### [GIVEN RECORDS]
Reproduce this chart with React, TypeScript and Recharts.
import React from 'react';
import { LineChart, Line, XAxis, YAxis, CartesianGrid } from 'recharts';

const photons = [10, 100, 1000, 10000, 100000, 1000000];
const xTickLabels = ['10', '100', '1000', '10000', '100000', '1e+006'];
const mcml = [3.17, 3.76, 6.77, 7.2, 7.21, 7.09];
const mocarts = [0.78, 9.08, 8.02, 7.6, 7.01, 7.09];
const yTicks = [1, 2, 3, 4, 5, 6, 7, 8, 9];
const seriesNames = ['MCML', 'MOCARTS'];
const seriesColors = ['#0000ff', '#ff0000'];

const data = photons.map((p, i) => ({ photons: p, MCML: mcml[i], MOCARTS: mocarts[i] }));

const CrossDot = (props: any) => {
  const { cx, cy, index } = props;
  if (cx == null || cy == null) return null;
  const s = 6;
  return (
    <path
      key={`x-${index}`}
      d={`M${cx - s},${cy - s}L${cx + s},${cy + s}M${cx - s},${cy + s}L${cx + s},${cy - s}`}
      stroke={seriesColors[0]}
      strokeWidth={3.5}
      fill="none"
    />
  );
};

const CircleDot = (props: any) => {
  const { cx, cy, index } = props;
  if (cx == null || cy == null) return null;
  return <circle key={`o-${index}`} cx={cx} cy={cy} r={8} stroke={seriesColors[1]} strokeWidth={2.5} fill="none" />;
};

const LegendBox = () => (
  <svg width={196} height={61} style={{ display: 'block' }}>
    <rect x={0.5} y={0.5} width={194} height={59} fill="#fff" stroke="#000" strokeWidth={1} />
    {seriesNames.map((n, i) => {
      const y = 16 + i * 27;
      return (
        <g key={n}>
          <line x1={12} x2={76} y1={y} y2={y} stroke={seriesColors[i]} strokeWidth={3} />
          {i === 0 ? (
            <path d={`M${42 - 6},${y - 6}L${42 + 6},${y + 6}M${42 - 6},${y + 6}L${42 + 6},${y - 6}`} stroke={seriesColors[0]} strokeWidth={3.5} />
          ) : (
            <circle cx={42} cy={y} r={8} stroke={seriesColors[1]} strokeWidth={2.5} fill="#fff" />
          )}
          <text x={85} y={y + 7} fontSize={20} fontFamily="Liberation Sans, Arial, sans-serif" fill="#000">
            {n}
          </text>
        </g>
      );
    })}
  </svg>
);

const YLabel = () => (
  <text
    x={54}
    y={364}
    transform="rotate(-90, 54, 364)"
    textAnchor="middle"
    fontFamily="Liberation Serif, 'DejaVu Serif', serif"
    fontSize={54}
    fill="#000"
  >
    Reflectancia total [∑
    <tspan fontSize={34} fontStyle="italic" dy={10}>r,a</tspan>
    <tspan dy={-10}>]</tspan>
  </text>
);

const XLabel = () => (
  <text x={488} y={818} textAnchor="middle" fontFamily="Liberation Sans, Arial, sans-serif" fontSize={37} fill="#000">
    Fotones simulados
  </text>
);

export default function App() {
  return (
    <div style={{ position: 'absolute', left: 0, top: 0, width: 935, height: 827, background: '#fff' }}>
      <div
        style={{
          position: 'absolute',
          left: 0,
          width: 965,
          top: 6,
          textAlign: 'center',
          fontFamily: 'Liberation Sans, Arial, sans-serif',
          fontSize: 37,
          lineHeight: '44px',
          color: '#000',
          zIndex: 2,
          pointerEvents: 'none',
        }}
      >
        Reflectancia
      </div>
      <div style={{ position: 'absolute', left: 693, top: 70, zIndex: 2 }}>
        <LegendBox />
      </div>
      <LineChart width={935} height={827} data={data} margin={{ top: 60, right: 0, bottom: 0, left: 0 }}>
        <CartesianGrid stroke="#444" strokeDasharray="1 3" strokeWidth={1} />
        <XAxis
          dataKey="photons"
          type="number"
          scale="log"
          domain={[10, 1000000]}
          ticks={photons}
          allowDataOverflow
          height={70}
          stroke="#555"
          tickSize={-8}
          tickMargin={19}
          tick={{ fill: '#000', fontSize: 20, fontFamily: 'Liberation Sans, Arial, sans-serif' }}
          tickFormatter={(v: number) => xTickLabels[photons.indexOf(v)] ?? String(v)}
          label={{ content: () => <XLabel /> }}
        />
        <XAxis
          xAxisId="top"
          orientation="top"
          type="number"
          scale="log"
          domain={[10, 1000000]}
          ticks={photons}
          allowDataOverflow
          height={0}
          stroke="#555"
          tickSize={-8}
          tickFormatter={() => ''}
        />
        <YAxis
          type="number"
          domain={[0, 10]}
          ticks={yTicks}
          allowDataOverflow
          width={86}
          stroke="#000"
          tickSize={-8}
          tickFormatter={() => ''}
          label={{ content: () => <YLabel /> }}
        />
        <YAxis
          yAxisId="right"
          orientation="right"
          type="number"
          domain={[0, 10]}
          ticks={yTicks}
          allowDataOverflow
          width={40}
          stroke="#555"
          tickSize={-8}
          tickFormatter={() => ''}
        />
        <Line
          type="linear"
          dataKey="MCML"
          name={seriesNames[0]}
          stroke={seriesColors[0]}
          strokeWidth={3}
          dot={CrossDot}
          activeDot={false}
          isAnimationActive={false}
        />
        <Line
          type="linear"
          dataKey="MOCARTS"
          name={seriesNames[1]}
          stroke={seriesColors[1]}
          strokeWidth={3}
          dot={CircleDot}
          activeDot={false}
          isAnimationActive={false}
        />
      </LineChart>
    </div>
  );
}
--
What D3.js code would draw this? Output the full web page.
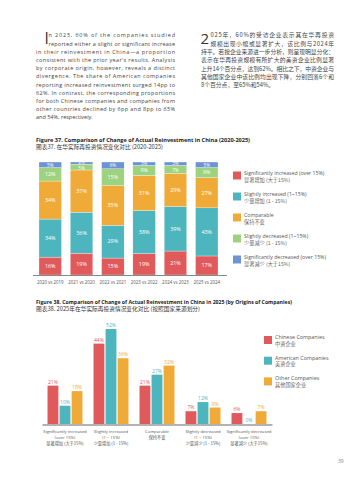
...
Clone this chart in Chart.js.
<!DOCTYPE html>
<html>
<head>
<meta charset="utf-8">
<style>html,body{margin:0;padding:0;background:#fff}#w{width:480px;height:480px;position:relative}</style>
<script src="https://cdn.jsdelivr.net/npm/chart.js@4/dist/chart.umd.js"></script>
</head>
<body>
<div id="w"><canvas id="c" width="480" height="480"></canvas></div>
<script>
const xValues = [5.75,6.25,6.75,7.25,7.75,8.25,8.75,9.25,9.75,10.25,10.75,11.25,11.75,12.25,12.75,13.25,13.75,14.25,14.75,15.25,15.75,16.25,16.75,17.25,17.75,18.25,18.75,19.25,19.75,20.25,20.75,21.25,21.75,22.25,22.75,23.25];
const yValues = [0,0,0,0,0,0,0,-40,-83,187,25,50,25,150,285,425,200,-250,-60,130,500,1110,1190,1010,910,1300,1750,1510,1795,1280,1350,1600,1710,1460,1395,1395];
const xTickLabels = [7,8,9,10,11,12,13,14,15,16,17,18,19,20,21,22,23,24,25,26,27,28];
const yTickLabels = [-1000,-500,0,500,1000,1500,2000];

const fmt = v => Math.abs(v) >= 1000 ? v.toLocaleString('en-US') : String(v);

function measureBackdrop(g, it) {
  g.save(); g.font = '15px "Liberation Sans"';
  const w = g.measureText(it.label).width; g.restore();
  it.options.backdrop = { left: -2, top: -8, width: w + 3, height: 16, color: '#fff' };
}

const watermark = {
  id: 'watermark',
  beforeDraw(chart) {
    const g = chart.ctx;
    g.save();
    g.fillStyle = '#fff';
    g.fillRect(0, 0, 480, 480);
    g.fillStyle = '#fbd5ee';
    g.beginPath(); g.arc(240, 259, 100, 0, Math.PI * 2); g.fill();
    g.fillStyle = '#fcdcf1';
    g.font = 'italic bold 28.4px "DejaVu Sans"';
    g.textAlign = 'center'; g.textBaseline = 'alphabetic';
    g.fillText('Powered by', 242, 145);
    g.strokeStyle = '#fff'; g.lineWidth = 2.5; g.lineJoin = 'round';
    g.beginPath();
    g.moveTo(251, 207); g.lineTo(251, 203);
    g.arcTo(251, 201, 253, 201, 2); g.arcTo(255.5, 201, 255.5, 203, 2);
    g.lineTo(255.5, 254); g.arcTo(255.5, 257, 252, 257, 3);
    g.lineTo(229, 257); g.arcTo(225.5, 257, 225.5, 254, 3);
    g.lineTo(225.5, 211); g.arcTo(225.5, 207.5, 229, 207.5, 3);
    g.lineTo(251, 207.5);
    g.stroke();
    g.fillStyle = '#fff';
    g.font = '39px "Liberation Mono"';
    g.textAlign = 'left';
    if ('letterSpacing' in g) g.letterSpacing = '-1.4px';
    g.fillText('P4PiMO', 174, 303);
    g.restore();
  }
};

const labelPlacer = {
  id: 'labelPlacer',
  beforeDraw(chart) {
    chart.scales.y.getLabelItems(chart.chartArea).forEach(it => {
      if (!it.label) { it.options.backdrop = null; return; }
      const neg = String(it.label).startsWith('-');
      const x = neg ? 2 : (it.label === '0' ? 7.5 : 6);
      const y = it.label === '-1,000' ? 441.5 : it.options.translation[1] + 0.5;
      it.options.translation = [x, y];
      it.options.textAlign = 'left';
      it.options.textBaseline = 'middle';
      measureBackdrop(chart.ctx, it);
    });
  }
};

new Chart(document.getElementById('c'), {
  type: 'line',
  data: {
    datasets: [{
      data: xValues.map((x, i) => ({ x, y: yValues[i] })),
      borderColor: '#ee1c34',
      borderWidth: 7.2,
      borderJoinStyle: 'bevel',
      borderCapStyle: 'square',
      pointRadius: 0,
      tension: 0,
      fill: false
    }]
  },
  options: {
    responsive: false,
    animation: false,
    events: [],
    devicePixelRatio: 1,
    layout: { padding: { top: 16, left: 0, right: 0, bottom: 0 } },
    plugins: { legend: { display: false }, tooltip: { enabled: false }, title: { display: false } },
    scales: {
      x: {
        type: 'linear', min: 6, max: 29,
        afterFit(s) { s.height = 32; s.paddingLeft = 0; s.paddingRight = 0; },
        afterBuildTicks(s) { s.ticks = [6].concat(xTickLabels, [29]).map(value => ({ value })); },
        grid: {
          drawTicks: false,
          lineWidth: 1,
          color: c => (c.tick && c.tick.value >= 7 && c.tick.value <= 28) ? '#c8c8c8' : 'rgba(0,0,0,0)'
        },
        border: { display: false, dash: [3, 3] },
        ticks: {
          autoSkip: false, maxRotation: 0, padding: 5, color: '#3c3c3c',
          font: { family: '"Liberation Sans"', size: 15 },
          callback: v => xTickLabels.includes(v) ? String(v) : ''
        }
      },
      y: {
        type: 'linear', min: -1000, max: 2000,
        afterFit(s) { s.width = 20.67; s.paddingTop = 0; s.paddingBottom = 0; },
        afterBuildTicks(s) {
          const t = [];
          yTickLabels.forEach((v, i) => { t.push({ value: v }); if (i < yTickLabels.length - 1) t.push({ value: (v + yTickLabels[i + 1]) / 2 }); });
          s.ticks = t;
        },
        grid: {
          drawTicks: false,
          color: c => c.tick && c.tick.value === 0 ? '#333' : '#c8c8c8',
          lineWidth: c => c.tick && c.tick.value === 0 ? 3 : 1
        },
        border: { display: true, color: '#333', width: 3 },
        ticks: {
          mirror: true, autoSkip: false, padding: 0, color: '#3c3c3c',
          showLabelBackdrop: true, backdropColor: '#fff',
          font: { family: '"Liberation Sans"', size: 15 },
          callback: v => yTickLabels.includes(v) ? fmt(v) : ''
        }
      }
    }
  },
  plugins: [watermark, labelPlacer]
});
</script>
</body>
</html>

### [WHAT IS EXPECTED]
From the material above, copy each line that includes the word "this".

### [WRITTEN ANSWER]
Reproduce this chart with React, TypeScript and Recharts.
What D3.js code would draw this? Output the full web page.
Clone this chart in Chart.js.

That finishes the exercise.